**RAW RECORDS:**
#####

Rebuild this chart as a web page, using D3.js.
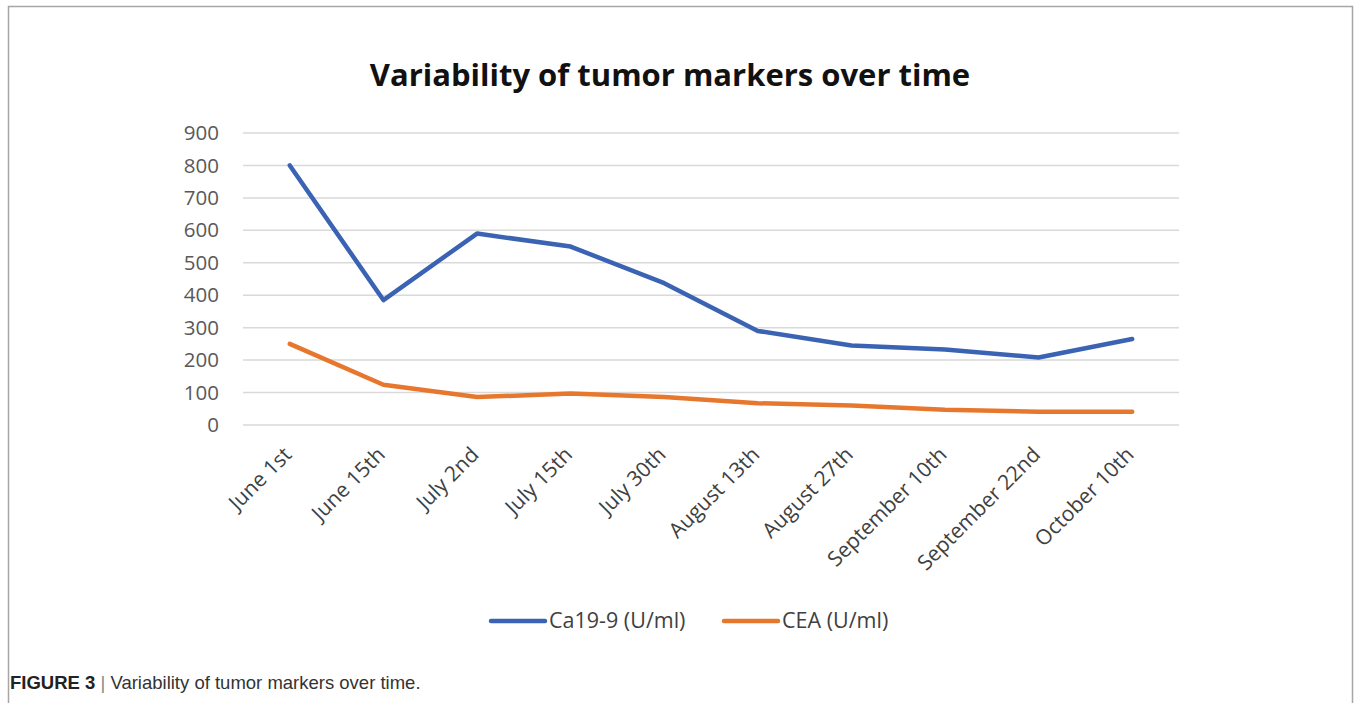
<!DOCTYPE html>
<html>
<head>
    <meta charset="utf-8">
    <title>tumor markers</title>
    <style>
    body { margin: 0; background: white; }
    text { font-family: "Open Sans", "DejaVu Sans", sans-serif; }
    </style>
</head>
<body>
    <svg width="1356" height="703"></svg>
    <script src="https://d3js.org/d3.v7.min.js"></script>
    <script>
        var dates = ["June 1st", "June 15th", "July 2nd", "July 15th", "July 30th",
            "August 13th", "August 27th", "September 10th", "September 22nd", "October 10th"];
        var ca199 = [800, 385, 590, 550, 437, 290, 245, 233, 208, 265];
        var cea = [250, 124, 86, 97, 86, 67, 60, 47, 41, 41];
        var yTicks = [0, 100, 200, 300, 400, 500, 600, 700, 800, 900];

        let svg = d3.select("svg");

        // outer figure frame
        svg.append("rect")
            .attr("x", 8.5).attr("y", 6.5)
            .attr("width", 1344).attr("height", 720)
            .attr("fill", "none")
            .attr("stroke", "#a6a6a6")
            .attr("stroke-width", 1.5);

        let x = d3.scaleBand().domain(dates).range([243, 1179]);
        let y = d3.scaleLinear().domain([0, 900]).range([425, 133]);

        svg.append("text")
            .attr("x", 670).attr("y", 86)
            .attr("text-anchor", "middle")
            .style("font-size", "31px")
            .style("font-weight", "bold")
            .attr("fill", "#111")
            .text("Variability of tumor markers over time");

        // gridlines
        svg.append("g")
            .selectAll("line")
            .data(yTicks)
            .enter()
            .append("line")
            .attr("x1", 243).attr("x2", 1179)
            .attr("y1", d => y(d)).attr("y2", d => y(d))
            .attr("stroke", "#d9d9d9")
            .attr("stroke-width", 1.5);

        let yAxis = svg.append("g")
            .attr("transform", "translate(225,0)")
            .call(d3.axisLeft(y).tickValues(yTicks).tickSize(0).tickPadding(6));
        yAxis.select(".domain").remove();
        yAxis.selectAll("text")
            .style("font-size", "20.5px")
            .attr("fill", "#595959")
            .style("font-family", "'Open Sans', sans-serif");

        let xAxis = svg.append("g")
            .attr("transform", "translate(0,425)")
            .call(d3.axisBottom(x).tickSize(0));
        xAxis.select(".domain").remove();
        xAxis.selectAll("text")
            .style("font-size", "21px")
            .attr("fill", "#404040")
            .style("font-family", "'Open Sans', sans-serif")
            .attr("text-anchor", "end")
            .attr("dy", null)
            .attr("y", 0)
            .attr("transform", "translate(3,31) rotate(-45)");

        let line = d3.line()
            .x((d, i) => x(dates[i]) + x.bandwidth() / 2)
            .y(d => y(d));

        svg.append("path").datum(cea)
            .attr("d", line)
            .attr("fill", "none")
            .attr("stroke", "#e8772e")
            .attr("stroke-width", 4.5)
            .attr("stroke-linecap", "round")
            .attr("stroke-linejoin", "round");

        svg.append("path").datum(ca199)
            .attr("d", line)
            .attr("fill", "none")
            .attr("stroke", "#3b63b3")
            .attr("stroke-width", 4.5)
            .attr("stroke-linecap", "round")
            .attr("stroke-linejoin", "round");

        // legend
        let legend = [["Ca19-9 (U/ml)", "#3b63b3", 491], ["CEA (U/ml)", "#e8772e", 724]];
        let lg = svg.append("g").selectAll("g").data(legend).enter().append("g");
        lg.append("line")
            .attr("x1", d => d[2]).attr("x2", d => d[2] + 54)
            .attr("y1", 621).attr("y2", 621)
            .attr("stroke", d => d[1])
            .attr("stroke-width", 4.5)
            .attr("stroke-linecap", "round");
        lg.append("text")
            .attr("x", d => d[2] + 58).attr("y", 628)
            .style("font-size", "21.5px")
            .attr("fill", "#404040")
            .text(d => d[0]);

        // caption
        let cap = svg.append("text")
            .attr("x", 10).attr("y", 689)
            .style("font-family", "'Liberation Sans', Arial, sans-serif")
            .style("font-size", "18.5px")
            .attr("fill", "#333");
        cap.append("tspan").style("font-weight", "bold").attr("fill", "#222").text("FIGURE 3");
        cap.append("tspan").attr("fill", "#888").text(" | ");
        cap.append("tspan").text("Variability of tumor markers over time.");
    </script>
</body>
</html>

#####

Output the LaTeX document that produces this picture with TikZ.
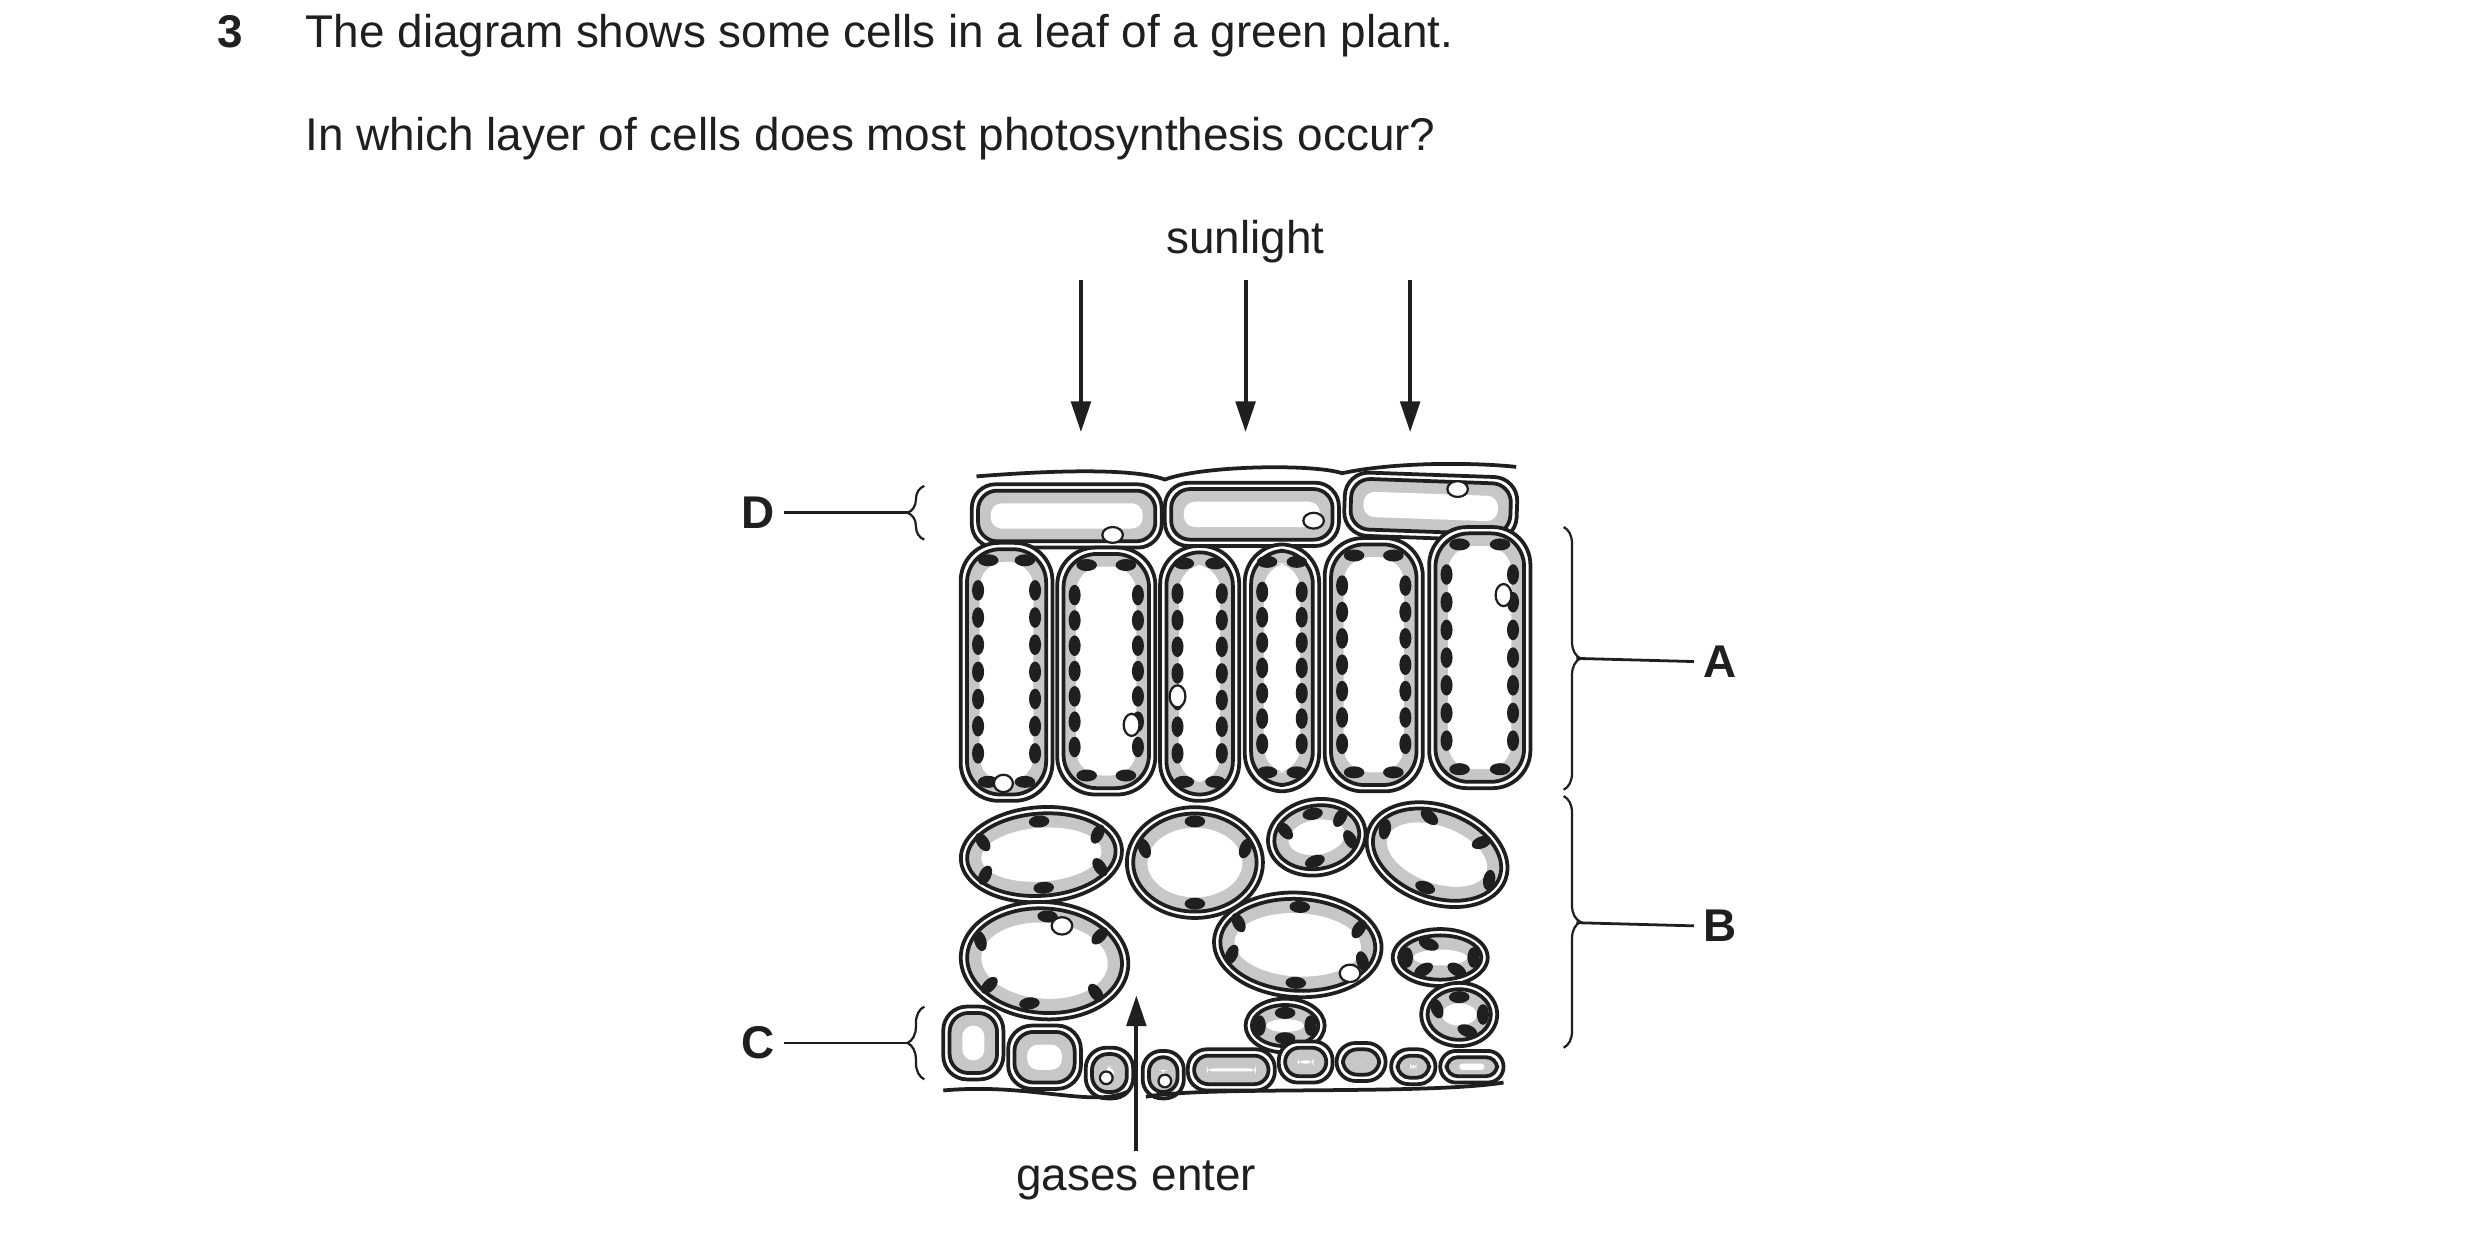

#####

**INSTRUCTIONS FOR THE TASK:**
Each line that has the word "this" should be copied.

**FINISHED ANSWER:**
Rebuild this chart as a web page, using D3.js.
Output the LaTeX document that produces this picture with TikZ.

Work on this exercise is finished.